§ What is required
Look for the line containing "Generate a Python" and the line containing "ax2 = ax.twinx()"; retype them and all lines between, exactly, and leave out the pictures.

§ Source material

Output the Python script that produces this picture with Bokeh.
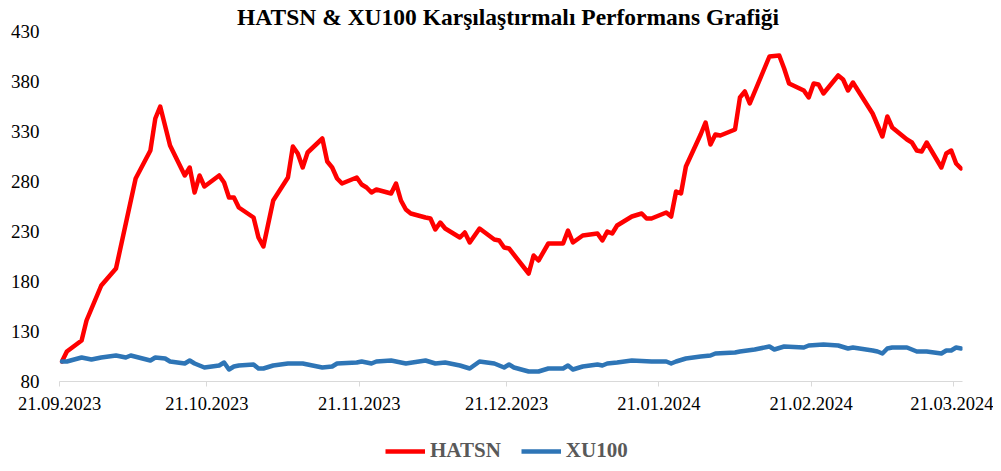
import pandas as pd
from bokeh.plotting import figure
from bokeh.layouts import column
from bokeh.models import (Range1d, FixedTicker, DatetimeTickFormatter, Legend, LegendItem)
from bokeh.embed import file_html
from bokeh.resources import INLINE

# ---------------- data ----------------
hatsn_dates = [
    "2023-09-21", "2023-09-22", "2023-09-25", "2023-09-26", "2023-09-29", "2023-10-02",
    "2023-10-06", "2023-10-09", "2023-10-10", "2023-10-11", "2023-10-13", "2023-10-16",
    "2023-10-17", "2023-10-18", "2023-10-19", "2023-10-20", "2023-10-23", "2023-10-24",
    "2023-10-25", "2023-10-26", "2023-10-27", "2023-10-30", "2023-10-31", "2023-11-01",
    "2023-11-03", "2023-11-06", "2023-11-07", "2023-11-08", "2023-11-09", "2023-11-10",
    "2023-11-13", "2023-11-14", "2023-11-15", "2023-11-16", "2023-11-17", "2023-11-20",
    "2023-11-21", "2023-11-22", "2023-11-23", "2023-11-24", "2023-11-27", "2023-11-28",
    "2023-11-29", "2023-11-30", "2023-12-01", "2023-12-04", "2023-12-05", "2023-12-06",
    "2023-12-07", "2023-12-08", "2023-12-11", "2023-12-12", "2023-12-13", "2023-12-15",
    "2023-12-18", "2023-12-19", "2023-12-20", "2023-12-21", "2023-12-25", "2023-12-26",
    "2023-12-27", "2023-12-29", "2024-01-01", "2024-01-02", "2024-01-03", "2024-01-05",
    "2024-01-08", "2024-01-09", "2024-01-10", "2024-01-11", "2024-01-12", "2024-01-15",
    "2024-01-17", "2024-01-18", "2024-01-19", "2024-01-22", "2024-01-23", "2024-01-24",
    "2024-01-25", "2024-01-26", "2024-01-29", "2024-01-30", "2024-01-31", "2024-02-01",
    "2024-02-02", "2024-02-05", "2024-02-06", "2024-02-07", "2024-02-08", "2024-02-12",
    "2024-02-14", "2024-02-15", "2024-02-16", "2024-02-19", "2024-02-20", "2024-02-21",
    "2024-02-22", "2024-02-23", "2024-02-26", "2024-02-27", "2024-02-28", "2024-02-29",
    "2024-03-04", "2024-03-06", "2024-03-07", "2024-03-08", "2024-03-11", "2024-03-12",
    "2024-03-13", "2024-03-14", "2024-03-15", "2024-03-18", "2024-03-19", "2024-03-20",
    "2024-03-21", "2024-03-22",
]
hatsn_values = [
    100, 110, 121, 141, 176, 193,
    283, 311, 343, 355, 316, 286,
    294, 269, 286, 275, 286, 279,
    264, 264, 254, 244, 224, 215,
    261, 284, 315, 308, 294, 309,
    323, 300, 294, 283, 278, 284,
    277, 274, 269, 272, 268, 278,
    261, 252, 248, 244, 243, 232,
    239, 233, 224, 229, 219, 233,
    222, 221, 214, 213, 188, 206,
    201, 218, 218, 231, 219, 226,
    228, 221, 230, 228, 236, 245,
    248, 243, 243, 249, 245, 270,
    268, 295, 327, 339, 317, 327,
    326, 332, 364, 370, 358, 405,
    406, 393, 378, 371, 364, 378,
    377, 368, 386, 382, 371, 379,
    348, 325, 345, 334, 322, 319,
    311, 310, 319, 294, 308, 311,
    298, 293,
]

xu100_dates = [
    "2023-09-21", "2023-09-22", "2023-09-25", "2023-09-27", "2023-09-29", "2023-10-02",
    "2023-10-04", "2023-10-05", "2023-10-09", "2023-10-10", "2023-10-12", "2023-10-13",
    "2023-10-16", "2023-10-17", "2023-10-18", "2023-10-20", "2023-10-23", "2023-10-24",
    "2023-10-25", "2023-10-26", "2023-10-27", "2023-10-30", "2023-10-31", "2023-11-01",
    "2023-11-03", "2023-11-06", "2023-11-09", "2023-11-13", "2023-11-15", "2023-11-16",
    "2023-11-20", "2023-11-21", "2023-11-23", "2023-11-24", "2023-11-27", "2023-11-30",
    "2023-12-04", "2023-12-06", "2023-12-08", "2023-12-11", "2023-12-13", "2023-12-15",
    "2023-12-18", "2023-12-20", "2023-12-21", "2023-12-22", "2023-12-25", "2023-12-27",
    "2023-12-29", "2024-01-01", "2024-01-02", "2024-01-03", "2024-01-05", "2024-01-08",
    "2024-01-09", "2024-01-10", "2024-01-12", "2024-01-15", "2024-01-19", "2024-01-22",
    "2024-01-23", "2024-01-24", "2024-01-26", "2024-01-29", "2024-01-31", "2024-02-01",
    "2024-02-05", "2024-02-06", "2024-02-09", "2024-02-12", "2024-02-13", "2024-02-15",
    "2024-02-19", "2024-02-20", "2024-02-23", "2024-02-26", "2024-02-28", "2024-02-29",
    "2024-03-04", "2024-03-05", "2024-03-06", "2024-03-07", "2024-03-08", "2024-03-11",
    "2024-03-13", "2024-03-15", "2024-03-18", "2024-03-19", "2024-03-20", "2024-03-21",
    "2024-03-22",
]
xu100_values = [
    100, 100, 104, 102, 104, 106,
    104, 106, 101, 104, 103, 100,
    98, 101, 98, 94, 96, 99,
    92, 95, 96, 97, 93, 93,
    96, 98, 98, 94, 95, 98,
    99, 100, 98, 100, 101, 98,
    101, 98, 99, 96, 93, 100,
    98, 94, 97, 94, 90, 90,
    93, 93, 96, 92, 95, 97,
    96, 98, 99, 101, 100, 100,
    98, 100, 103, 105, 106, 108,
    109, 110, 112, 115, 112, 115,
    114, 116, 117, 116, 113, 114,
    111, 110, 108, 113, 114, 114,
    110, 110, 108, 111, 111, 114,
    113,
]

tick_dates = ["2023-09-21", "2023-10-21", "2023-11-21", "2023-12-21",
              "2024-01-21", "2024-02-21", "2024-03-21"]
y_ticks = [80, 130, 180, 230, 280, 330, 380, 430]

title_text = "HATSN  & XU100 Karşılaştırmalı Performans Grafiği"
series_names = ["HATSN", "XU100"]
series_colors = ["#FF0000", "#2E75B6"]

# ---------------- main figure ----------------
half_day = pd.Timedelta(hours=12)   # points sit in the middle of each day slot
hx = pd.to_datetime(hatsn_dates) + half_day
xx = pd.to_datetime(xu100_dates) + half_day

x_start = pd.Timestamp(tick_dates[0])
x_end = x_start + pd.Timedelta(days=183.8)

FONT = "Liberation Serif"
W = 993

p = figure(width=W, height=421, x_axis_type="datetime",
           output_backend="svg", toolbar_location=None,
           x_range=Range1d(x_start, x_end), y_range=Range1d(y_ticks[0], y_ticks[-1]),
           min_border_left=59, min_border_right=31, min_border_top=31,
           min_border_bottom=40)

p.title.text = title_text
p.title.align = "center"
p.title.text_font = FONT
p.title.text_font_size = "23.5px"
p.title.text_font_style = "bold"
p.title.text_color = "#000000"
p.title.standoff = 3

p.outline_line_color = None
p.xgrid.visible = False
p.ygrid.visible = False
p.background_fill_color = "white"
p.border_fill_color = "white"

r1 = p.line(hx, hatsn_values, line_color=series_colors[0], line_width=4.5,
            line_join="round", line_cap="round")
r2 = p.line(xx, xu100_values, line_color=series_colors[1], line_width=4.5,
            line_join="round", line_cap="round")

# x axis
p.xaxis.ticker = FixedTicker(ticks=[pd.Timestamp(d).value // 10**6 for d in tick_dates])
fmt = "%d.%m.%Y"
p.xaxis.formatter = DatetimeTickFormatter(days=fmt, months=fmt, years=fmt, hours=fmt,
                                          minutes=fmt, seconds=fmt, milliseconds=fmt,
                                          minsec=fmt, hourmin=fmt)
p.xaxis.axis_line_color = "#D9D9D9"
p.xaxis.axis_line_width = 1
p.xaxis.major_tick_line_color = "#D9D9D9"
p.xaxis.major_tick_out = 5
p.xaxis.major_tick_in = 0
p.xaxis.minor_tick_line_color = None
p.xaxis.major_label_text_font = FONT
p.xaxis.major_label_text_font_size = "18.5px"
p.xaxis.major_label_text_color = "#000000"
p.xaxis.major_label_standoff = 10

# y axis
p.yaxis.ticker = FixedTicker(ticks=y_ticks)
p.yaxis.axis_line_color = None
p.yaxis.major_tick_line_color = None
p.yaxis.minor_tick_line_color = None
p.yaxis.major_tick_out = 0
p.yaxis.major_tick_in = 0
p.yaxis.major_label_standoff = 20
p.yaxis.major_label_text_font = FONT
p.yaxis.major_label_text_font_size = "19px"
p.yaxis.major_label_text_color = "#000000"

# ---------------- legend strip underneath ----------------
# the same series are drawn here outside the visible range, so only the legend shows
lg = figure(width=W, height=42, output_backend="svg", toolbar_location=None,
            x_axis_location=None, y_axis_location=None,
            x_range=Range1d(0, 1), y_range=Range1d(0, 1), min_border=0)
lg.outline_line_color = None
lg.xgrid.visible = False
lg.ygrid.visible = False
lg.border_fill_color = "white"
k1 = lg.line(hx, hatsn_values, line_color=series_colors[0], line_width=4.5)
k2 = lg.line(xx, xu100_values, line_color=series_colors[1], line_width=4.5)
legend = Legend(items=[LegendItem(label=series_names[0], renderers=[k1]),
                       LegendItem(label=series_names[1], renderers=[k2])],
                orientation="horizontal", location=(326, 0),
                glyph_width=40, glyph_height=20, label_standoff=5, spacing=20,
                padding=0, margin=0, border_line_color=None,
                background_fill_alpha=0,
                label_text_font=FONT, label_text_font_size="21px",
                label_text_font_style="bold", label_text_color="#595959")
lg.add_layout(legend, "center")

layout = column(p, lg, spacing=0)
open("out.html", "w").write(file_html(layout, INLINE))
--
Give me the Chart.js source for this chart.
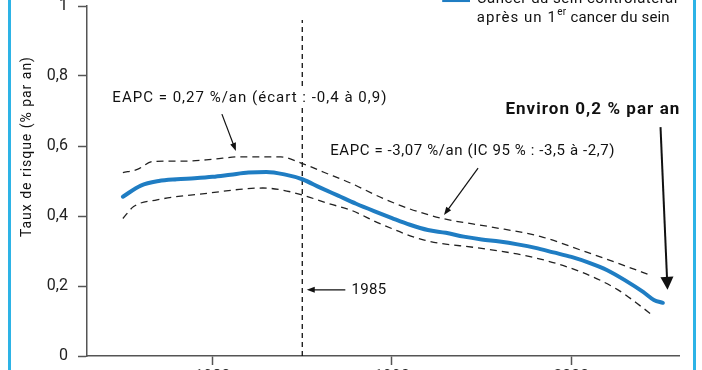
==
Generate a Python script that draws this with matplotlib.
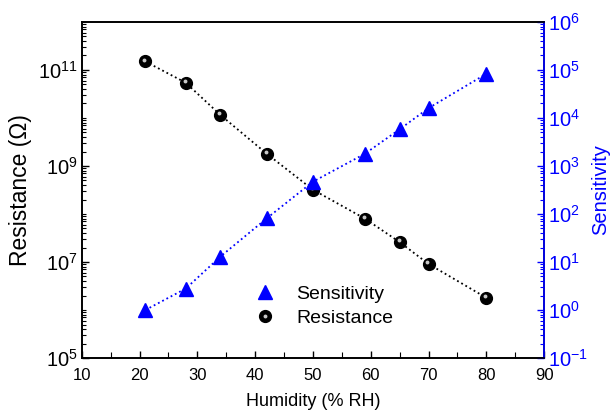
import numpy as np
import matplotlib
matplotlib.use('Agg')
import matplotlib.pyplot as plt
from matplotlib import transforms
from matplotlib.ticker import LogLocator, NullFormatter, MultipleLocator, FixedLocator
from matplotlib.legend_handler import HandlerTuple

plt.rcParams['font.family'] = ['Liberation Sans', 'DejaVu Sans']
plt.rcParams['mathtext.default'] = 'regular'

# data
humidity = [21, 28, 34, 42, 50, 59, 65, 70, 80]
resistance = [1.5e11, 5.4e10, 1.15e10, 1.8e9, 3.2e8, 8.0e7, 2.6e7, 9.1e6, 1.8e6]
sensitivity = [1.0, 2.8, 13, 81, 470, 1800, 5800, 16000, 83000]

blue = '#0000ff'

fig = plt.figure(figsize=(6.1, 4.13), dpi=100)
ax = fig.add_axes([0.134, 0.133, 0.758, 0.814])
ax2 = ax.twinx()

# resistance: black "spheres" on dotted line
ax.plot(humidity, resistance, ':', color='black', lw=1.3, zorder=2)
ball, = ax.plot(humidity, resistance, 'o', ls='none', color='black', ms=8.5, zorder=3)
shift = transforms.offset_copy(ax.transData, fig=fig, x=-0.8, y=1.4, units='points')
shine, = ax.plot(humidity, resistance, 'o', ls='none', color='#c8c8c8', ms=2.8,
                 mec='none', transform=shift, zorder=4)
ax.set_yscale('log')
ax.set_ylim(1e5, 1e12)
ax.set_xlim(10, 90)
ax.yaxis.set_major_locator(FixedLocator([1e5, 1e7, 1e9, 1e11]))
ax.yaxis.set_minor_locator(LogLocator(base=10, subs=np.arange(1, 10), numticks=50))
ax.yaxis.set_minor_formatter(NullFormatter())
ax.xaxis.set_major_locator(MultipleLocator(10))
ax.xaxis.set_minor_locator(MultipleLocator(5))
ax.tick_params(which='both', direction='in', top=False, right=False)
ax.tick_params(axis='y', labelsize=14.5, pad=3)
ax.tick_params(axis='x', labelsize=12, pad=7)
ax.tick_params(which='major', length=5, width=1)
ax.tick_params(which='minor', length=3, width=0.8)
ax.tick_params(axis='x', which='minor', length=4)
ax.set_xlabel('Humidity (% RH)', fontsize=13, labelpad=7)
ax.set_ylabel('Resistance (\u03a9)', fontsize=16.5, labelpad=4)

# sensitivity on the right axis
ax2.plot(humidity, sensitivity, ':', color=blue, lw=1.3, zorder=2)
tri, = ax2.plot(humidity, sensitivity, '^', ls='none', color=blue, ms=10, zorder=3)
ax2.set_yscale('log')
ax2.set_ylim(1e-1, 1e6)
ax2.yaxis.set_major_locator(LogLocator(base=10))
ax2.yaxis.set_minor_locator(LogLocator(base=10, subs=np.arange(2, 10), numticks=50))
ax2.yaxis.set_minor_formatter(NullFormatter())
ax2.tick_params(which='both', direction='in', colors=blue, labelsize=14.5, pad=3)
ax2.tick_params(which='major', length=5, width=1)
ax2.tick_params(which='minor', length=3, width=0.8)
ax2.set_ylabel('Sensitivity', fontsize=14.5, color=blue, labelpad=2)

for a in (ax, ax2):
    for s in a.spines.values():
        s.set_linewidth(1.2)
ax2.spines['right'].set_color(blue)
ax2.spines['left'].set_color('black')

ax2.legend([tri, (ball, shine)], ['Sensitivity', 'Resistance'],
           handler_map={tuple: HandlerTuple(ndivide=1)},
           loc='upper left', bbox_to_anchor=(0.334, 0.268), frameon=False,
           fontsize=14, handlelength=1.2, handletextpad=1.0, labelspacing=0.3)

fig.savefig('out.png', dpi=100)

§ Right answer
Generate a Python script that draws this with matplotlib.
import numpy as np
import matplotlib
matplotlib.use('Agg')
import matplotlib.pyplot as plt
from matplotlib import transforms
from matplotlib.ticker import LogLocator, NullFormatter, MultipleLocator, FixedLocator
from matplotlib.legend_handler import HandlerTuple

plt.rcParams['font.family'] = ['Liberation Sans', 'DejaVu Sans']
plt.rcParams['mathtext.default'] = 'regular'

# data
humidity = [21, 28, 34, 42, 50, 59, 65, 70, 80]
resistance = [1.5e11, 5.4e10, 1.15e10, 1.8e9, 3.2e8, 8.0e7, 2.6e7, 9.1e6, 1.8e6]
sensitivity = [1.0, 2.8, 13, 81, 470, 1800, 5800, 16000, 83000]

blue = '#0000ff'

fig = plt.figure(figsize=(6.1, 4.13), dpi=100)
ax = fig.add_axes([0.134, 0.133, 0.758, 0.814])
ax2 = ax.twinx()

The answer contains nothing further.